The HR function in the majority of organisations worldwide is lagging behind the C-suite’s plans for more change and support from HR, according to a recent research report, which found that the majority (93 per cent) of executives are planning an organisation redesign in the next two years with 41 per cent expecting to move support functions to shared services.

Just over a third of organisations worldwide employ an HR service delivery model that includes the three components of centers of expertise (COEs), HR business partners (HRBPs), and HR shared services (HRSS), and the successful operation of all three components is an attribute of high-performing HR functions, according to the Mercer report.

Moreover, few (17 per cent) of organisations plan to change from their existing model.

“Organisations are making changes in the interest of greater efficiency and increased agility, which requires a combination of technologies,” said Karen Piercy, a partner in Mercer’s HR transformation business.

“Those that have been expanding shared services and business partnering skills have had the best success aligning HR to business needs.”

The 2017 HR Transformation Study – How HR Needs to Change, found that organisations with HR functions that continuously evolve their HR service delivery model, build capabilities among their HR team, and invest in technology, perform significantly better than those that do not.

“It is imperative for businesses to evolve their current HR delivery model and to build people and technology capability to support this transformation”

“The HR function has morphed into a role that is expected to drive the change for business, to anticipate the future of work and jobs, and develop the transformation path to that future in organisations,” said Ephraim Spehrer-Patrick, Mercer’s practice leader in talent strategy & organisation in Australia.

“It is imperative for businesses to evolve their current HR delivery model and to build people and technology capability to support this transformation.

“Technology is changing not only the way we work but also the skills required,” he said.

“We have transitioned from the traditional means of data collection and analysis to now utilising unconventional data sources, from social data to highly unstructured data, to better understand organisational drivers of performance, which means leveraging off, and investing in, technology to drive strategic value.”
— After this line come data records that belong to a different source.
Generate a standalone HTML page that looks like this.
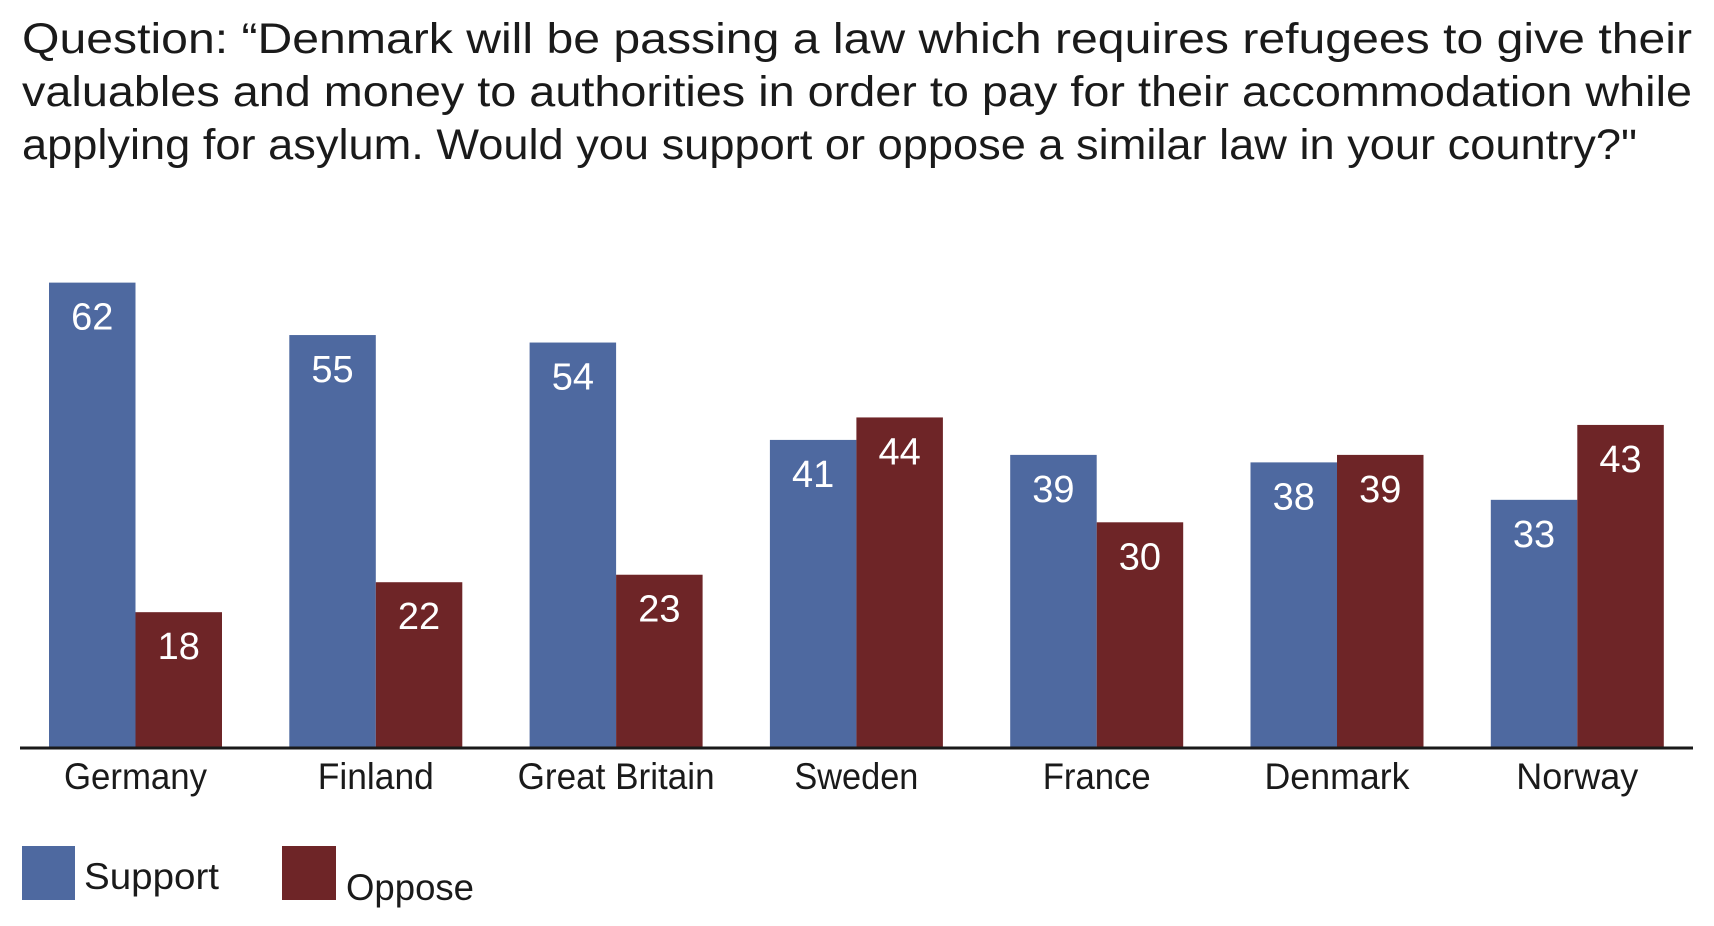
<!DOCTYPE html>
<html><head><meta charset="utf-8"><style>
html,body{margin:0;padding:0;background:#fff;}
svg{display:block;font-family:"Liberation Sans",sans-serif;}
</style></head><body>
<svg id="chart" width="1714" height="926" viewBox="0 0 1714 926">
<g fill="#1a1a1a" font-size="43">
<text x="22" y="53" textLength="1670" lengthAdjust="spacingAndGlyphs">Question: “Denmark will be passing a law which requires refugees to give their</text>
<text x="22" y="106" textLength="1670" lengthAdjust="spacingAndGlyphs">valuables and money to authorities in order to pay for their accommodation while</text>
<text x="22" y="159" textLength="1615" lengthAdjust="spacingAndGlyphs">applying for asylum. Would you support or oppose a similar law in your country?"</text>
</g>
<g id="bars"></g>
<line x1="20" y1="748" x2="1693" y2="748" stroke="#1a1a1a" stroke-width="3"/>
<g id="xlabels"></g>
<g>
<rect x="22" y="846" width="53" height="54" fill="#4e69a0"/>
<text x="84" y="889" font-size="37" fill="#1a1a1a" textLength="135" lengthAdjust="spacingAndGlyphs">Support</text>
<rect x="282" y="846" width="54" height="54" fill="#6e2527"/>
<text x="346" y="900" font-size="37" fill="#1a1a1a" textLength="128" lengthAdjust="spacingAndGlyphs">Oppose</text>
</g>
</svg>
<script>
const categories = ["Germany","Finland","Great Britain","Sweden","France","Denmark","Norway"];
const supportValues = [62,55,54,41,39,38,33];
const opposeValues = [18,22,23,44,30,39,43];
const labelWidths = [143,116,197,124,108,145,122];
const NS = "http://www.w3.org/2000/svg";
const baseY = 747, pxPerUnit = 7.49, x0 = 49, pitch = 240.3, bw = 86.5;
function yScale(v){ return baseY - v * pxPerUnit; }
function xScale(i){ return x0 + i * pitch; }
const bars = document.getElementById('bars');
const xl = document.getElementById('xlabels');
function drawBar(x, v, color, name){
  const r = document.createElementNS(NS,'rect');
  r.setAttribute('x', x); r.setAttribute('y', yScale(v));
  r.setAttribute('width', bw); r.setAttribute('height', baseY - yScale(v));
  r.setAttribute('fill', color);
  
  
  bars.appendChild(r);
  const t = document.createElementNS(NS,'text');
  t.setAttribute('x', x + bw/2); t.setAttribute('y', yScale(v) + 47);
  t.setAttribute('text-anchor','middle'); t.setAttribute('fill','#fff');
  t.setAttribute('font-size','38');
  t.textContent = v;
  
  
  bars.appendChild(t);
}
categories.forEach((c,i)=>{
  const key = c.toLowerCase().replace(/ /g,'-');
  drawBar(xScale(i), supportValues[i], '#4e69a0', 'bar-support-' + key);
  drawBar(xScale(i)+bw, opposeValues[i], '#6e2527', 'bar-oppose-' + key);
  const t = document.createElementNS(NS,'text');
  t.setAttribute('x', xScale(i) + bw - labelWidths[i]/2); t.setAttribute('y', 789);
  t.setAttribute('font-size','37'); t.setAttribute('fill','#1a1a1a');
  t.setAttribute('textLength', labelWidths[i]);
  t.setAttribute('lengthAdjust','spacingAndGlyphs');
  t.textContent = c;
  
  
  xl.appendChild(t);
});
</script>
</body></html>
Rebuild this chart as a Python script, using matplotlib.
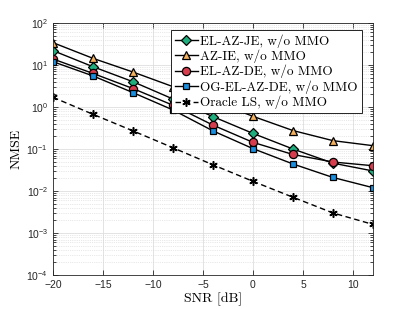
import matplotlib
matplotlib.use("Agg")
import matplotlib.pyplot as plt
import numpy as np

plt.rcParams['mathtext.fontset'] = 'custom'
plt.rcParams['mathtext.rm'] = 'Liberation Sans'
plt.rcParams['mathtext.it'] = 'Liberation Sans:italic'
plt.rcParams['font.family'] = 'Liberation Sans'

snr = [-20, -16, -12, -8, -4, 0, 4, 8, 12]

el_az_je = [22, 9.1, 4.0, 1.55, 0.59, 0.235, 0.10, 0.046, 0.030]
az_ie = [34, 14.4, 6.8, 3.05, 1.4, 0.60, 0.275, 0.158, 0.12]
el_az_de = [13.9, 6.3, 2.75, 1.1, 0.37, 0.144, 0.074, 0.049, 0.040]
og_el_az_de = [12, 5.5, 2.2, 0.85, 0.27, 0.102, 0.044, 0.021, 0.012]
oracle_ls = [1.7, 0.67, 0.27, 0.107, 0.042, 0.017, 0.0071, 0.003, 0.0016]

labels = ["EL-AZ-JE, w/o MMO", "AZ-IE, w/o MMO", "EL-AZ-DE, w/o MMO",
          "OG-EL-AZ-DE, w/o MMO", "Oracle LS, w/o MMO"]

fig = plt.figure(figsize=(4.12, 3.09), dpi=100)
ax = fig.add_axes([0.1286, 0.110, 0.7767, 0.8156])

ax.plot(snr, el_az_je, '-kD', mfc='#1fae7e', mec='k', ms=5.1, mew=0.9, lw=1, label=labels[0])
ax.plot(snr, az_ie, '-k^', mfc='#f3b15e', mec='k', ms=6.4, mew=0.9, lw=1, label=labels[1])
ax.plot(snr, el_az_de, '-ko', mfc='#d63c4c', mec='k', ms=5.9, mew=0.9, lw=1, label=labels[2])
ax.plot(snr, og_el_az_de, '-ks', mfc='#1a8fe0', mec='k', ms=5.0, mew=0.9, lw=1, label=labels[3])
ax.plot(snr, oracle_ls, '--k', marker=(6, 2, 0), mec='k', ms=6, mew=1.1, lw=1,
        dashes=(4, 2.5), label=labels[4])

ax.set_yscale('log')
ax.set_xlim(-20, 12)
ax.set_ylim(1e-4, 1e2)
ax.set_xticks([-20, -15, -10, -5, 0, 5, 10])
ax.set_yticks([1e-4, 1e-3, 1e-2, 1e-1, 1e0, 1e1, 1e2])
ax.tick_params(which='both', direction='in', top=True, right=True, labelsize=7.5,
               colors='#262626', width=0.6)
ax.tick_params(which='major', length=3.5)
ax.tick_params(which='minor', length=2)
ax.grid(which='major', color='#dedede', lw=0.6)
ax.grid(which='minor', axis='y', color='#d3d3d3', lw=0.5, ls=':')
for s in ax.spines.values():
    s.set_linewidth(0.6)
    s.set_color('#262626')

ax.set_xlabel("SNR [dB]", family='cmr10', fontsize=10, labelpad=2)
ax.set_ylabel("NMSE", family='cmr10', fontsize=10, labelpad=3)

leg = ax.legend(loc='upper right', bbox_to_anchor=(0.965, 0.972), fancybox=False,
                framealpha=1, edgecolor='k', prop={'family': 'cmr10', 'size': 9.5},
                handlelength=1.75, handletextpad=0.2, borderpad=0.3, labelspacing=0.15,
                borderaxespad=0)
leg.get_frame().set_linewidth(0.6)

fig.savefig("out.png", dpi=100)
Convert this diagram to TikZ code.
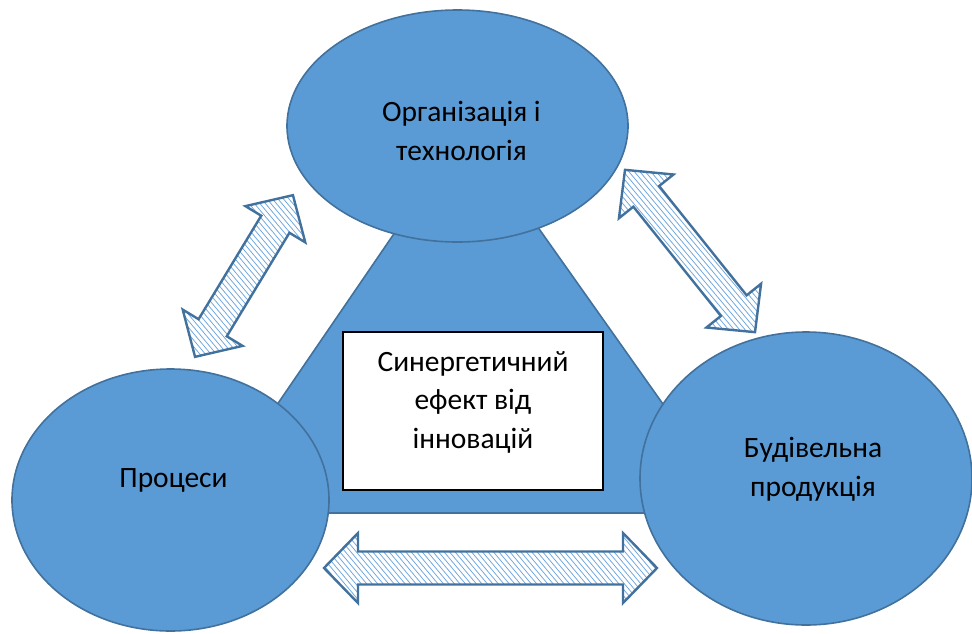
\documentclass[tikz,border=0pt]{standalone}
\usepackage{fontspec}
\setmainfont{Carlito}
\usetikzlibrary{shapes.geometric}
\definecolor{fillblue}{RGB}{91,155,213}
\definecolor{edgeblue}{RGB}{65,113,156}
\definecolor{hatchblue}{RGB}{110,165,222}

% outline of a two-headed block arrow of length #1, centred on the origin
\newcommand\blockarrowpath[1]{%
  ({-(#1)/2},0) -- ({-(#1)/2+34},-35) -- ({-(#1)/2+34},-16.5) --
  ({(#1)/2-34},-16.5) -- ({(#1)/2-34},-35) -- ({(#1)/2},0) --
  ({(#1)/2-34},35) -- ({(#1)/2-34},16.5) -- ({-(#1)/2+34},16.5) --
  ({-(#1)/2+34},35) -- cycle}

% hatched two-headed arrow: centre #1, direction #2 (degrees), length #3
\newcommand\hatcharrow[3]{%
  \begin{scope}[shift={#1}, rotate=#2]
    \fill[white] \blockarrowpath{#3};
    \begin{scope}
      \clip \blockarrowpath{#3};
      \begin{scope}[rotate={40-(#2)}]
        \foreach \k in {-60,...,60}
          \draw[hatchline] ({\k*4.2},-220) -- ({\k*4.2},220);
      \end{scope}
    \end{scope}
    \draw[arrowedge] \blockarrowpath{#3};
  \end{scope}}

\begin{document}
\begin{tikzpicture}[x=1pt, y=-1pt,
  bubble/.style={ellipse, draw=edgeblue, fill=fillblue, line width=1.6pt, inner sep=0pt},
  caption/.style={font=\fontsize{29.5}{38.5}\selectfont, align=center, text=black, inner sep=0pt},
  hatchline/.style={draw=hatchblue, line width=0.75pt},
  arrowedge/.style={draw=edgeblue, line width=2.4pt, line join=miter},
  centrebox/.style={draw=black, fill=white, line width=1.8pt, inner sep=0pt}]
\useasboundingbox (0,0) rectangle (972,633);

% central triangle, partly hidden by the three ellipses
\draw[fill=fillblue, draw=edgeblue, line width=1.6pt] (467,127) -- (740,513) -- (203,513) -- cycle;

% the three ellipses
\node[bubble, minimum width=341pt, minimum height=232pt] (org) at (457.5,126) {};
\node[bubble, minimum width=317pt, minimum height=262pt] (proc) at (170.5,500) {};
\node[bubble, minimum width=332pt, minimum height=293pt] (bud) at (806,478.5) {};

\node[caption] at ([xshift=4pt, yshift=-5pt]org.center) {Організація і\\технологія};
\node[caption] at ([xshift=3pt, yshift=20pt]proc.center) {Процеси};
\node[caption] at ([xshift=7pt, yshift=9pt]bud.center) {Будівельна\\продукція};

% central box
\node[centrebox, minimum width=260pt, minimum height=158pt] (eff) at (473,411) {};
\node[caption] at ([yshift=9pt]eff.center) {Синергетичний\\ефект від\\інновацій};

% hatched two-headed arrows between the ellipses
\coordinate (a1) at (244,276);
\coordinate (a2) at (690,251);
\coordinate (a3) at (490.5,568);
\hatcharrow{(a1)}{58.8}{189}
\hatcharrow{(a2)}{-51.3}{208}
\hatcharrow{(a3)}{0}{333}
\end{tikzpicture}
\end{document}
In today’s digital environment, the right mix of technology is essential for HR to align with business needs, and the research revealed that high-performing HR organisations invested in technologies to procure metrics to drive strategic decisions.

Furthermore, just over two-thirds of high-performing HR functions have redesigned their HR structure within the last five years.

As a result, many are utilising a framework in which HR administration and decisions are made in a centralised manner, and processes and practices are consistent across the multiple locations.

“Clearly, there is significant opportunity for the HR function to grow its digital presence”

As service delivery models evolve, organisations with high-performing HR functions are aligning COE and HR practices with the overall business strategy, shifting transactions to shared services, and providing more learning and rotational career development opportunities for their HR team.

By building alignment to key business performance initiatives, HR professionals are well-positioned for value-added roles.

According to the research, more than two-thirds (69 per cent) of CHROs/executive HR leaders meet with the CEO or COO to discuss business and HR strategy at least twice a month to ensure that strategic alignment.

“These meetings are important to strengthen the partnership between these leaders and help ensure that HR is aligned tightly with business strategies,” said Denise LaForte, North American leader of Mercer’s HR transformation practice.

“When business leaders see HR programs aligned to the business strategy, they understand the value and importance of those programs, which is particularly significant since less than half of CEOs recognise HR for its capability and competence.”

“These meetings are important to strengthen the partnership between these leaders and help ensure that HR is aligned tightly with business strategies”

Investing in human capital management technologies that provide workforce analytics to drive strategic decision-making and deliver a consumer-based HR experience for both managers and employees should be a top priority on HR’s agenda, especially since only one-third (35 per cent) of CEOs believe their HR function provides a digital experience for employees.

Organisations with high-performing HR functions have embraced technology and have realised significant results assessing and applying analytics, according to the research.

Specifically, they achieved better business outcomes, such as delivering exceptional customer value (94 per cent), reacting proactively to disruptive change (83 per cent), and driving innovation (89 per cent).

Additionally, they are viewed as great places to work (86 per cent) and attract the talent needed to excel (91 per cent).

Despite organisations with high-performing HR functions using technology much more than others, it is still limited.

While 69 per cent have employee self-service in place, just 36 per cent have manager self-service and only 27 per cent have mobile talent applications.

“Clearly, there is a significant opportunity for the HR function to grow its digital presence,” said Piercy.

“As HR functions adopt technology and advance their skills in data analytics, they are strengthening strategic decision-making, enhancing partnerships with business leaders and other functions, and providing a more digital and consumer-oriented manager and employee experience.”